Give back exactly the lines running from the line that holds "What matplotlib code" through the line that holds "plt.rcParams['font.family'] = ['Liberation", ends included, and no other lines.

* Begin Supplied records *

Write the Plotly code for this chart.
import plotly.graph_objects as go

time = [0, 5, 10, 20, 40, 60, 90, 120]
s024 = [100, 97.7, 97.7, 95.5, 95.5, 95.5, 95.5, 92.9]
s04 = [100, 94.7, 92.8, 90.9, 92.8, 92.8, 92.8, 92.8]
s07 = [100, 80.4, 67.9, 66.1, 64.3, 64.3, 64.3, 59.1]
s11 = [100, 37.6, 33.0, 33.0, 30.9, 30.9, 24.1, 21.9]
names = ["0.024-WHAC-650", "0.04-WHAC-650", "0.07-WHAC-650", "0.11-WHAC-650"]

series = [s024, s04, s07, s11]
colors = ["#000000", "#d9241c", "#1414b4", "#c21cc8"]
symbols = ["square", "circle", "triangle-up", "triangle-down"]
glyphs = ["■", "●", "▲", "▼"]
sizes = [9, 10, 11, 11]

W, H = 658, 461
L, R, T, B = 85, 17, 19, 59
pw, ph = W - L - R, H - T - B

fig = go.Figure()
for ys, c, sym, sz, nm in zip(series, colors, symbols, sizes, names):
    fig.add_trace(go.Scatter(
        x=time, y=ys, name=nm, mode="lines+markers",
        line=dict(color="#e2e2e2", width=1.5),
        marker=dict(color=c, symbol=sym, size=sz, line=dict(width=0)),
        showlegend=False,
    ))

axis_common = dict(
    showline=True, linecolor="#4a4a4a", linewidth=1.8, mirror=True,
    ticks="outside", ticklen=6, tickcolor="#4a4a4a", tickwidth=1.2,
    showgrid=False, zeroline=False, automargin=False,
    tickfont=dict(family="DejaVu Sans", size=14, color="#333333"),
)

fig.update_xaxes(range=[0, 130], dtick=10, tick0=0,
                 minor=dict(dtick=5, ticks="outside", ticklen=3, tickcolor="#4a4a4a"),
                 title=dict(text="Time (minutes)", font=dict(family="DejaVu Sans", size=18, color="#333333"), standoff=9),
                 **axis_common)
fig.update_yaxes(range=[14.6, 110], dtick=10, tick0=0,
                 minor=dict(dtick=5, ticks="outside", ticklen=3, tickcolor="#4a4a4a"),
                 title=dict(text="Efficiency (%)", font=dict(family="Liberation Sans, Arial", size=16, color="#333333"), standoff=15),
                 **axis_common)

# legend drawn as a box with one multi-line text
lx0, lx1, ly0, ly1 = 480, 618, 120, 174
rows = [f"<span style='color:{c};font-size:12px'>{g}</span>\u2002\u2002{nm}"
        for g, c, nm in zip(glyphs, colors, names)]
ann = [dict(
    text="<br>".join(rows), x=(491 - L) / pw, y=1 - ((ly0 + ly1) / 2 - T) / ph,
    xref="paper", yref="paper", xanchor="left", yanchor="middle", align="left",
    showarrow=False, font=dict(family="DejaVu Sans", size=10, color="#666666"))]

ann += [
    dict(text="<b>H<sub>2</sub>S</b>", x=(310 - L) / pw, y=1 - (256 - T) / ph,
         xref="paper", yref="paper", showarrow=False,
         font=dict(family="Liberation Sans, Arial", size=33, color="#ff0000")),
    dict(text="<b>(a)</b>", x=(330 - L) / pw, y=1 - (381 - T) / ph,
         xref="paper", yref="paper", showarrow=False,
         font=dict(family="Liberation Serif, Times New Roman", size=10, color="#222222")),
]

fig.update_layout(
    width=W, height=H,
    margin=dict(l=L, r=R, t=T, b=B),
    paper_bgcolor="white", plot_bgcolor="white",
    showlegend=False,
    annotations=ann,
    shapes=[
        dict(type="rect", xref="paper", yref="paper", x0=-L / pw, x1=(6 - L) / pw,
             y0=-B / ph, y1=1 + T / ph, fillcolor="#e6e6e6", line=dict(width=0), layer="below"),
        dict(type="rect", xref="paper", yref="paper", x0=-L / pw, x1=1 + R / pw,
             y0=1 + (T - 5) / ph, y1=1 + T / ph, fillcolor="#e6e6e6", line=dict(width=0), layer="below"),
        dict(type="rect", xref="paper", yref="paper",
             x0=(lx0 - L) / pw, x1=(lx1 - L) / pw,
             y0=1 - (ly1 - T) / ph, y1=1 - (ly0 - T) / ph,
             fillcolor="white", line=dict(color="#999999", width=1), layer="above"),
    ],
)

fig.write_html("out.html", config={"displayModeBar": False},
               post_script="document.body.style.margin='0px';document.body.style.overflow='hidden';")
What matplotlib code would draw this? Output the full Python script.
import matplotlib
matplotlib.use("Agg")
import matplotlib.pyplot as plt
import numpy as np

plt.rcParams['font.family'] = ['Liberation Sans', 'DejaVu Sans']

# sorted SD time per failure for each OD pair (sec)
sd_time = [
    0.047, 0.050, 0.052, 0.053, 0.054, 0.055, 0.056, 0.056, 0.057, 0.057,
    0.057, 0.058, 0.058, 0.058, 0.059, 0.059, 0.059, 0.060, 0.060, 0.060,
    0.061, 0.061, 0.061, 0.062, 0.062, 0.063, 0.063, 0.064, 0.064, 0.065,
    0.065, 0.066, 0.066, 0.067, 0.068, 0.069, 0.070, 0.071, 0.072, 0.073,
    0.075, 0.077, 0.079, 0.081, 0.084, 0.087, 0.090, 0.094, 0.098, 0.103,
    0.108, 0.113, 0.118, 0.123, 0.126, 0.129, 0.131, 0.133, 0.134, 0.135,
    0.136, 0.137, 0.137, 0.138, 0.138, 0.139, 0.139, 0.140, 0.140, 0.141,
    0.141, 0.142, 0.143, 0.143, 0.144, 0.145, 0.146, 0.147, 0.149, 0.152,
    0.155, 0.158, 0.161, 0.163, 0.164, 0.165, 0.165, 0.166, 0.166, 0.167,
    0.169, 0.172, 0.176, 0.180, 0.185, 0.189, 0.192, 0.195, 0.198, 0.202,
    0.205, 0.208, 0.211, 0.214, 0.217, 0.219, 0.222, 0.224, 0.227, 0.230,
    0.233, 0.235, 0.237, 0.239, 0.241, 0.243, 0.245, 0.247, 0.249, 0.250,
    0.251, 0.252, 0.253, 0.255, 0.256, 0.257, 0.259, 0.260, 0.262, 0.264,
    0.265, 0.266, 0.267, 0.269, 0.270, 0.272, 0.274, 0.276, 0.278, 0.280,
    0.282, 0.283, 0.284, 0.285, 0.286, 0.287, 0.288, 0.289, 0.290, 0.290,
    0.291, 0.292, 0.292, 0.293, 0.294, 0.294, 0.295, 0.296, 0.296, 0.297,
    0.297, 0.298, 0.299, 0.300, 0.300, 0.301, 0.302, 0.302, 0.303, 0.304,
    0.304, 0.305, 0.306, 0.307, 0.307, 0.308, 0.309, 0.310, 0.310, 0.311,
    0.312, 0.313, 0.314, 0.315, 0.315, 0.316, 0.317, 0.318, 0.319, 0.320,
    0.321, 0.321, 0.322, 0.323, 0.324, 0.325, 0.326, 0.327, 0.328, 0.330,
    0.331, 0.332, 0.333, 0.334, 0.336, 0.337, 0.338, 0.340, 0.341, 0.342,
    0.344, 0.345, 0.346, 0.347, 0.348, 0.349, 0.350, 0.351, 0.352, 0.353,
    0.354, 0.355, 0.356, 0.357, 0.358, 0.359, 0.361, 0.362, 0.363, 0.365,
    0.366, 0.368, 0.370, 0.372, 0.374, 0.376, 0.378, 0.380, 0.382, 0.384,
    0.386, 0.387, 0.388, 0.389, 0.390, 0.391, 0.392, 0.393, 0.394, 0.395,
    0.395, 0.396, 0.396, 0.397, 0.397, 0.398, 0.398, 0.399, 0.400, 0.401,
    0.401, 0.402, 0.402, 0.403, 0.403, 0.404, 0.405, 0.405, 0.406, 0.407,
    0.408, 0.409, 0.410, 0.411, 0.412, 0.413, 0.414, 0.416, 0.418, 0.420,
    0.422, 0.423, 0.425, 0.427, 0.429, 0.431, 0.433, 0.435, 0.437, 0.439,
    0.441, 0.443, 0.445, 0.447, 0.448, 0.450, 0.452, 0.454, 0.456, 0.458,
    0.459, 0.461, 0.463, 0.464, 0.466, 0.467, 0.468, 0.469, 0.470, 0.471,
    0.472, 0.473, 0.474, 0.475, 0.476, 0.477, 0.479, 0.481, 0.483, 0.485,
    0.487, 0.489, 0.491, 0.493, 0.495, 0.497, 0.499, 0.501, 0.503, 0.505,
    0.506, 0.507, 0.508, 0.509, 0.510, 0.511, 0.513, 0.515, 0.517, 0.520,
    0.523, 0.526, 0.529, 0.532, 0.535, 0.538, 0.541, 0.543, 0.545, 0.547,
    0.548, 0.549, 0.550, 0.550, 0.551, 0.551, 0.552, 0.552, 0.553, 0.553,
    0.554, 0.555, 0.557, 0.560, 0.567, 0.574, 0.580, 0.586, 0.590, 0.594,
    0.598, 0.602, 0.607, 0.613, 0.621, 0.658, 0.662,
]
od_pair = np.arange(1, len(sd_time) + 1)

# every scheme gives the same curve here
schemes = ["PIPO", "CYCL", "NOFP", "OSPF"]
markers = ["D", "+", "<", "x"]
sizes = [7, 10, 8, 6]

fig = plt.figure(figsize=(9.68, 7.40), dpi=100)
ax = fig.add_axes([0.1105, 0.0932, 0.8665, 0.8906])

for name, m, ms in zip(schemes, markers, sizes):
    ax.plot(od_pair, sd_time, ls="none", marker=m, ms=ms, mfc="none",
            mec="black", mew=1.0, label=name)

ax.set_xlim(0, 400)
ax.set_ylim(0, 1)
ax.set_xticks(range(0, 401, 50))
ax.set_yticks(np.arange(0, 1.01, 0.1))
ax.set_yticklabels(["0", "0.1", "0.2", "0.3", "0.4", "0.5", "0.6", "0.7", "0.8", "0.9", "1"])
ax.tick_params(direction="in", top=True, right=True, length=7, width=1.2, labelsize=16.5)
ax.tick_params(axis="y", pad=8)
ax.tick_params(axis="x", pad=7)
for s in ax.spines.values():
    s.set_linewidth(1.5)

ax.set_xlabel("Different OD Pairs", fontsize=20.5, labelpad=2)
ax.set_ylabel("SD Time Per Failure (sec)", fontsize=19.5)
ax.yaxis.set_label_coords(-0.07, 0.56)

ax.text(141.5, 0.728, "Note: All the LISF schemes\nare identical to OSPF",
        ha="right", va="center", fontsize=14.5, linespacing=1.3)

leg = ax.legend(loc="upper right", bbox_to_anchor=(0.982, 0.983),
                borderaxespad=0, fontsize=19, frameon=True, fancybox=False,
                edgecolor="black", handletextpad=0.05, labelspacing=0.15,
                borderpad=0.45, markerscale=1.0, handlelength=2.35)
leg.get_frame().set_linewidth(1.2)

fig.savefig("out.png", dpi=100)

* End Supplied records *

[Answer to this problem]
What matplotlib code would draw this? Output the full Python script.
import matplotlib
matplotlib.use("Agg")
import matplotlib.pyplot as plt
import numpy as np

plt.rcParams['font.family'] = ['Liberation Sans', 'DejaVu Sans']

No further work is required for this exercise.